Among the entries below, copy only the span from the line containing "Write the Plotly.js code for this chart." through the line containing "return (B - y)". Do so exactly, and skip the pictures.

Collection entries
----------------------------------------

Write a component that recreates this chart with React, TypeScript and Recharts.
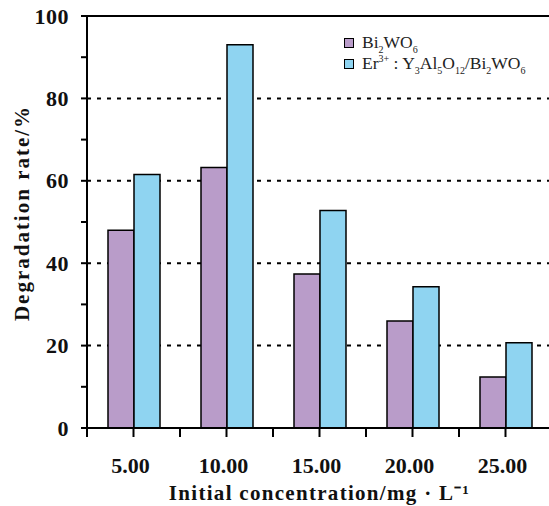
import { BarChart, Bar, XAxis, YAxis, CartesianGrid, ReferenceLine, Label } from "recharts";

const CONCENTRACIONES = ["5.00", "10.00", "15.00", "20.00", "25.00"];
const BI2WO6 = [48.0, 63.2, 37.4, 26.0, 12.4];
const ER_YAG_BI2WO6 = [61.5, 93.0, 52.8, 34.3, 20.7];
const Y_TICKS = [0, 10, 20, 30, 40, 50, 60, 70, 80, 90, 100];
const Y_MAX = 100;
const GRID_VALUES = [20, 40, 60, 80];

const COLOR_BI = "#b99cc9";
const COLOR_ER = "#8fd4f1";
const FUENTE = "'Liberation Serif', 'Times New Roman', serif";
const SUB = { fontSize: 10, lineHeight: 0 };

const data = CONCENTRACIONES.map((c, i) => ({ name: c, bi: BI2WO6[i], er: ER_YAG_BI2WO6[i] }));

const TickY = ({ x, y, payload }: any) => {
  if (payload.value % 20 !== 0) return null;
  return (
    <text x={x} y={y} textAnchor="end" dominantBaseline="central" fontFamily={FUENTE} fontWeight="bold" fontSize={22} letterSpacing={0.5} fill="#111">
      {payload.value}
    </text>
  );
};

const TickX = ({ x, y, payload }: any) => {
  const half = payload.offset ?? 46.5;
  return (
    <g>
      <line x1={x} x2={x} y1={y - 8} y2={y + 1} stroke="#000" strokeWidth={2} />
      <line x1={x - half} x2={x - half} y1={y - 8} y2={y + 1} stroke="#000" strokeWidth={2} />
      <text x={x - 3} y={y + 37} textAnchor="middle" fontFamily={FUENTE} fontWeight="bold" fontSize={22} fill="#111">
        {payload.value}
      </text>
    </g>
  );
};

// lineas punteadas solo en 20/40/60/80
const gridY = ({ offset }: any) => GRID_VALUES.map((v) => offset.top + offset.height * (1 - v / Y_MAX));

const TituloY = ({ viewBox }: any) => {
  const cy = viewBox.y + viewBox.height / 2 - 9;
  return (
    <text x={22} y={cy} transform={`rotate(-90, 22, ${cy})`} textAnchor="middle" dominantBaseline="central" fontFamily={FUENTE} fontWeight="bold" fontSize={21} letterSpacing={2} fill="#111">
      Degradation rate/%
    </text>
  );
};

export default function App() {
  return (
    <div style={{ position: "absolute", left: 0, top: 0, width: 549, height: 506, overflow: "hidden", background: "#fff" }}>
      <BarChart width={552} height={506} data={data} margin={{ top: 16, right: 0, left: 0, bottom: 0 }} barGap={0} barSize={26}>
        <CartesianGrid
          vertical={false}
          stroke="#000"
          strokeWidth={2}
          strokeDasharray="4 6"
          horizontalCoordinatesGenerator={gridY}
        />
        <XAxis dataKey="name" height={78} axisLine={{ stroke: "#000", strokeWidth: 2 }} tickLine={false} tickSize={8} tickMargin={0} tick={<TickX />} interval={0}>
          <Label
            value="Initial concentration/mg · L⁻¹"
            position="insideBottom"
            offset={6}
            style={{ fontFamily: FUENTE, fontWeight: "bold", fontSize: 21, fill: "#111", letterSpacing: 1.3 }}
          />
        </XAxis>
        <YAxis
          type="number"
          domain={[0, Y_MAX]}
          ticks={Y_TICKS}
          width={87}
          axisLine={{ stroke: "#000", strokeWidth: 2 }}
          tickLine={{ stroke: "#000", strokeWidth: 2 }}
          tickSize={6}
          tickMargin={12}
          tick={<TickY />}
          interval={0}
        >
          <Label content={<TituloY />} />
        </YAxis>
        <ReferenceLine y={Y_MAX} stroke="#000" strokeWidth={2} />
        <Bar dataKey="bi" name="Bi2WO6" fill={COLOR_BI} stroke="#000" strokeWidth={1.5} isAnimationActive={false} />
        <Bar dataKey="er" name="Er3+:Y3Al5O12/Bi2WO6" fill={COLOR_ER} stroke="#000" strokeWidth={1.5} isAnimationActive={false} />
      </BarChart>
      <div style={{ position: "absolute", left: 344, top: 32, fontFamily: FUENTE, fontSize: 17.5, color: "#222", lineHeight: "21px" }}>
        <div style={{ display: "flex", alignItems: "center" }}>
          <span style={{ display: "inline-block", width: 8, height: 8, background: COLOR_BI, border: "1.5px solid #000", marginRight: 8 }} />
          <span>Bi<sub style={SUB}>2</sub>WO<sub style={SUB}>6</sub></span>
        </div>
        <div style={{ display: "flex", alignItems: "center" }}>
          <span style={{ display: "inline-block", width: 8, height: 8, background: COLOR_ER, border: "1.5px solid #000", marginRight: 8 }} />
          <span>
            Er<sup style={SUB}>3+</sup> : Y<sub style={SUB}>3</sub>Al<sub style={SUB}>5</sub>O<sub style={SUB}>12</sub>/Bi<sub style={SUB}>2</sub>WO<sub style={SUB}>6</sub>
          </span>
        </div>
      </div>
    </div>
  );
}
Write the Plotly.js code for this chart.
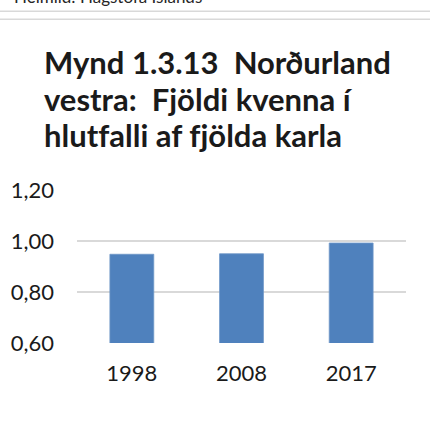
<!DOCTYPE html>
<html>
<head>
<meta charset="utf-8">
<script src="https://cdn.plot.ly/plotly-3.0.1.min.js"></script>
<style>html,body{margin:0;padding:0;background:#fff;}#chart{width:430px;height:421px;}
text{font-variant-ligatures:none;font-feature-settings:"liga" 0,"clig" 0;}</style>
</head>
<body>
<div id="chart"></div>
<script>
var years = ['1998', '2008', '2017'];
var ratio = [0.948, 0.950, 0.992];
var yTickVals = [0.6, 0.8, 1.0, 1.2];
var yTickText = ['0,60', '0,80', '1,00', '1,20'];
var titleLines = ['Mynd 1.3.13  Norðurland', 'vestra:  Fjöldi kvenna í', 'hlutfalli af fjölda karla'];
var sourceText = 'Heimild: Hagstofa Íslands';

var W = 430, H = 421;
var L = 77, R = 406, T = 190, B = 343.3;
function px(x) { return (x - L) / (R - L); }
function py(y) { return (B - y) / (B - T); }

var annotations = [];
var lineCenters = [62, 98.5, 135];
titleLines.forEach(function (t, i) {
  annotations.push({
    text: t, xref: 'paper', yref: 'paper', x: px(42), y: py(lineCenters[i]),
    xanchor: 'left', yanchor: 'middle', showarrow: false,
    font: {family: 'Lato, sans-serif', size: 31, color: '#1a1a1a', weight: 'bold'}
  });
});
annotations.push({
  text: sourceText, xref: 'paper', yref: 'paper', x: px(12), y: py(8.5),
  xanchor: 'left', yanchor: 'bottom', showarrow: false,
  font: {family: 'Lato, sans-serif', size: 17, color: '#262626'}
});

var shapes = [11, 19].map(function (yy) {
  return {type: 'line', xref: 'paper', yref: 'paper', x0: px(0), x1: px(430), y0: py(yy), y1: py(yy),
    line: {color: '#d9d9d9', width: 1.5}};
});

var trace = {
  type: 'bar', x: years, y: ratio,
  marker: {color: '#4f81bd', line: {color: '#6f97c8', width: 0.8}},
  hoverinfo: 'none'
};

var layout = {
  width: W, height: H,
  margin: {l: L, r: W - R, t: T, b: H - B, pad: 0},
  paper_bgcolor: '#ffffff', plot_bgcolor: '#ffffff',
  showlegend: false,
  bargap: 0.6,
  font: {family: 'Lato, sans-serif', color: '#1a1a1a'},
  xaxis: {
    type: 'category', showgrid: false, zeroline: false, showline: false, ticks: '',
    tickfont: {size: 22, color: '#1a1a1a'}, ticklabelstandoff: 15
  },
  yaxis: {
    range: [0.6, 1.2], tickvals: yTickVals, ticktext: yTickText,
    showgrid: true, gridcolor: '#d9d9d9', gridwidth: 1.3, zeroline: false, showline: false, ticks: '',
    tickfont: {size: 22, color: '#1a1a1a'}, ticklabelstandoff: 22
  },
  annotations: annotations,
  shapes: shapes
};

Plotly.newPlot('chart', [trace], layout, {staticPlot: true, displayModeBar: false});
</script>
</body>
</html>
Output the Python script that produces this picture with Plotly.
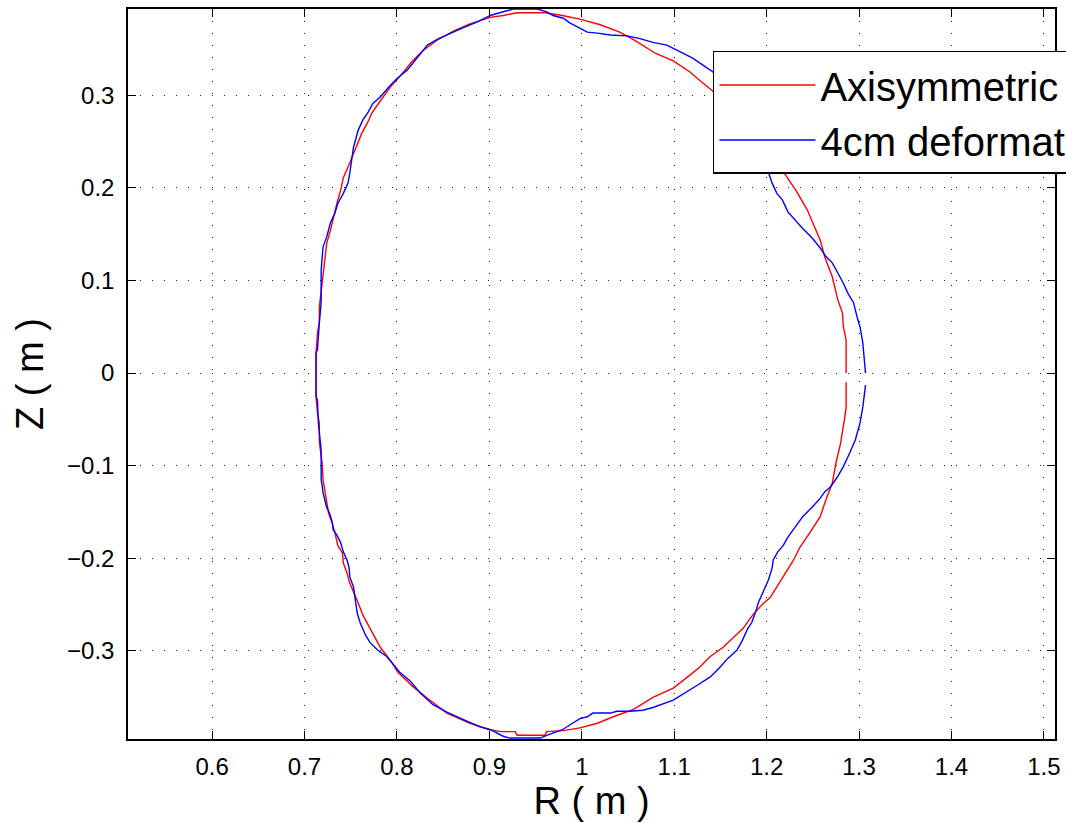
import plotly.graph_objects as go

# ---- data (R, Z in metres) ----
red_R = [1.286, 1.286, 1.284, 1.283, 1.280, 1.275, 1.271, 1.264, 1.258, 1.247,
         1.236, 1.229, 1.220, 1.211, 1.204, 1.195, 1.185, 1.175, 1.164, 1.153,
         1.139, 1.128, 1.117, 1.099, 1.077, 1.056, 1.034, 1.017, 0.998, 0.980,
         0.962, 0.960, 0.930, 0.928, 0.912, 0.901, 0.879, 0.854, 0.833, 0.818,
         0.801, 0.795, 0.782, 0.776, 0.769, 0.763, 0.758, 0.753, 0.749, 0.746,
         0.742, 0.741, 0.736, 0.733, 0.730, 0.726, 0.724, 0.722, 0.720, 0.719,
         0.716, 0.716, 0.714, 0.7125, 0.7125, 0.714, 0.716, 0.716, 0.719, 0.720,
         0.722, 0.724, 0.728, 0.731, 0.735, 0.739, 0.742, 0.749, 0.753, 0.757,
         0.762, 0.768, 0.773, 0.780, 0.785, 0.793, 0.803, 0.816, 0.828, 0.843,
         0.861, 0.879, 0.901, 0.915, 0.930, 0.960, 0.979, 0.998, 1.020, 1.041,
         1.056, 1.080, 1.099, 1.117, 1.130, 1.141, 1.177, 1.198, 1.215, 1.233,
         1.244, 1.250, 1.258, 1.263, 1.271, 1.277, 1.282, 1.283, 1.286, 1.286]
red_Z = [-0.010, -0.037, -0.051, -0.058, -0.076, -0.097, -0.119, -0.137, -0.155, -0.172,
         -0.188, -0.202, -0.216, -0.231, -0.242, -0.250, -0.261, -0.275, -0.285, -0.296,
         -0.306, -0.317, -0.326, -0.340, -0.350, -0.363, -0.371, -0.378, -0.383, -0.386,
         -0.387, -0.391, -0.391, -0.387, -0.387, -0.385, -0.378, -0.367, -0.351, -0.339,
         -0.323, -0.313, -0.296, -0.285, -0.272, -0.261, -0.248, -0.237, -0.227, -0.216,
         -0.205, -0.194, -0.186, -0.173, -0.162, -0.151, -0.140, -0.129, -0.115, -0.097,
         -0.074, -0.054, -0.043, -0.026, 0.022, 0.043, 0.055, 0.071, 0.097, 0.111,
         0.125, 0.140, 0.154, 0.168, 0.183, 0.197, 0.211, 0.227, 0.237, 0.248,
         0.259, 0.270, 0.281, 0.291, 0.298, 0.309, 0.320, 0.336, 0.348, 0.359,
         0.369, 0.377, 0.384, 0.386, 0.389, 0.389, 0.386, 0.382, 0.376, 0.368,
         0.360, 0.345, 0.337, 0.325, 0.314, 0.305, 0.271, 0.243, 0.222, 0.195,
         0.176, 0.162, 0.1435, 0.125, 0.104, 0.079, 0.065, 0.050, 0.036, 0.0]

blue_R = [1.307, 1.304, 1.301, 1.296, 1.290, 1.283, 1.276, 1.269, 1.263, 1.258,
          1.249, 1.239, 1.231, 1.223, 1.218, 1.212, 1.207, 1.206, 1.202, 1.196,
          1.191, 1.188, 1.184, 1.179, 1.174, 1.168, 1.158, 1.150, 1.139, 1.125,
          1.114, 1.099, 1.077, 1.066, 1.052, 1.038, 1.031, 1.012, 1.006, 0.998,
          0.990, 0.979, 0.962, 0.955, 0.922, 0.915, 0.901, 0.890, 0.872, 0.854,
          0.839, 0.825, 0.814, 0.803, 0.789, 0.779, 0.771, 0.766, 0.760, 0.757,
          0.755, 0.753, 0.749, 0.748, 0.746, 0.742, 0.739, 0.735, 0.731, 0.730,
          0.727, 0.724, 0.722, 0.720, 0.719, 0.718, 0.718, 0.715, 0.714, 0.7125,
          0.7125, 0.714, 0.716, 0.718, 0.718, 0.719, 0.720, 0.724, 0.728, 0.733,
          0.736, 0.742, 0.747, 0.749, 0.751, 0.753, 0.755, 0.758, 0.763, 0.769,
          0.774, 0.782, 0.790, 0.800, 0.811, 0.822, 0.833, 0.845, 0.858, 0.872,
          0.887, 0.901, 0.915, 0.926, 0.952, 0.962, 0.969, 0.980, 0.987, 0.998,
          1.006, 1.017, 1.031, 1.049, 1.063, 1.077, 1.092, 1.106, 1.120, 1.133,
          1.142, 1.171, 1.190, 1.200, 1.206, 1.211, 1.217, 1.223, 1.231, 1.239,
          1.249, 1.258, 1.264, 1.271, 1.277, 1.283, 1.288, 1.294, 1.298, 1.301,
          1.304, 1.3055, 1.307]
blue_Z = [-0.013, -0.037, -0.054, -0.072, -0.086, -0.101, -0.113, -0.123, -0.128, -0.135,
          -0.145, -0.155, -0.166, -0.177, -0.186, -0.193, -0.202, -0.210, -0.223, -0.236,
          -0.248, -0.258, -0.269, -0.277, -0.288, -0.299, -0.308, -0.317, -0.328, -0.337,
          -0.344, -0.353, -0.361, -0.364, -0.365, -0.365, -0.367, -0.367, -0.371, -0.373,
          -0.378, -0.385, -0.391, -0.394, -0.394, -0.392, -0.385, -0.382, -0.374, -0.366,
          -0.358, -0.345, -0.332, -0.323, -0.306, -0.299, -0.291, -0.283, -0.269, -0.259,
          -0.245, -0.231, -0.220, -0.209, -0.202, -0.193, -0.183, -0.175, -0.169, -0.161,
          -0.151, -0.145, -0.137, -0.129, -0.121, -0.115, -0.083, -0.054, -0.029, -0.026,
          0.022, 0.025, 0.054, 0.076, 0.111, 0.122, 0.136, 0.147, 0.162, 0.173,
          0.183, 0.194, 0.205, 0.216, 0.230, 0.244, 0.251, 0.262, 0.273, 0.282,
          0.291, 0.298, 0.3075, 0.318, 0.327, 0.341, 0.354, 0.361, 0.367, 0.373,
          0.379, 0.386, 0.390, 0.393, 0.393, 0.390, 0.386, 0.383, 0.378, 0.372,
          0.368, 0.367, 0.365, 0.364, 0.361, 0.357, 0.354, 0.347, 0.340, 0.331,
          0.325, 0.289, 0.255, 0.222, 0.205, 0.194, 0.187, 0.174, 0.165, 0.156,
          0.146, 0.135, 0.126, 0.119, 0.108, 0.097, 0.086, 0.076, 0.060, 0.050,
          0.033, 0.017, 0.0]

series_names = ["Axisymmetric", "4cm deformation"]
x_ticks = [0.6, 0.7, 0.8, 0.9, 1.0, 1.1, 1.2, 1.3, 1.4, 1.5]
x_labels = ["0.6", "0.7", "0.8", "0.9", "1", "1.1", "1.2", "1.3", "1.4", "1.5"]
y_ticks = [-0.3, -0.2, -0.1, 0.0, 0.1, 0.2, 0.3]
y_labels = ["\u22120.3", "\u22120.2", "\u22120.1", "0", "0.1", "0.2", "0.3"]

FONT = "Liberation Sans, Arial, Helvetica, sans-serif"

fig = go.Figure()
fig.add_trace(go.Scatter(x=red_R, y=red_Z, mode="lines", name=series_names[0],
                         line=dict(color="#ff0000", width=1.4)))
fig.add_trace(go.Scatter(x=blue_R, y=blue_Z, mode="lines", name=series_names[1],
                         line=dict(color="#0000ff", width=1.4)))

axis_common = dict(
    showgrid=True, gridcolor="#222222", gridwidth=1.4, griddash="1.4px,10.6px",
    zeroline=False, showline=True, linecolor="black", linewidth=1.5,
    mirror="ticks", ticks="inside", ticklen=8, tickwidth=1.3, tickcolor="black",
    tickfont=dict(family=FONT, size=24, color="black"),
)

fig.update_layout(
    width=1066, height=823,
    paper_bgcolor="white", plot_bgcolor="white",
    margin=dict(l=128, r=11, t=9, b=84, autoexpand=False),
    font=dict(family=FONT, color="black"),
    xaxis=dict(range=[0.509, 1.512], tickvals=x_ticks, ticktext=x_labels,
               ticklabelstandoff=5,
               title=dict(text="R ( m )", font=dict(family=FONT, size=38, color="black"),
                          standoff=6),
               **axis_common),
    yaxis=dict(range=[-0.395, 0.393], tickvals=y_ticks, ticktext=y_labels,
               ticklabelstandoff=7,
               title=dict(text="Z ( m )", font=dict(family=FONT, size=38, color="black"),
                          standoff=12),
               **axis_common),
    legend=dict(x=0.631, y=0.9425, xanchor="left", yanchor="top",
                bgcolor="white", bordercolor="black", borderwidth=1.5,
                font=dict(family=FONT, size=40, color="black"),
                itemwidth=96, tracegroupgap=0),
    showlegend=True,
)

fig.write_html("out.html")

----------------------------------------

_Full output_
Write the Plotly.js code for this chart.
<!DOCTYPE html>
<html>
<head>
<meta charset="utf-8">
<script src="https://cdn.plot.ly/plotly-3.0.1.min.js"></script>
<style>html,body{margin:0;padding:0;background:#fff;}#chart{width:430px;height:421px;}
text{font-variant-ligatures:none;font-feature-settings:"liga" 0,"clig" 0;}</style>
</head>
<body>
<div id="chart"></div>
<script>
var years = ['1998', '2008', '2017'];
var ratio = [0.948, 0.950, 0.992];
var yTickVals = [0.6, 0.8, 1.0, 1.2];
var yTickText = ['0,60', '0,80', '1,00', '1,20'];
var titleLines = ['Mynd 1.3.13  Norðurland', 'vestra:  Fjöldi kvenna í', 'hlutfalli af fjölda karla'];
var sourceText = 'Heimild: Hagstofa Íslands';

var W = 430, H = 421;
var L = 77, R = 406, T = 190, B = 343.3;
function px(x) { return (x - L) / (R - L); }
function py(y) { return (B - y) / (B - T); }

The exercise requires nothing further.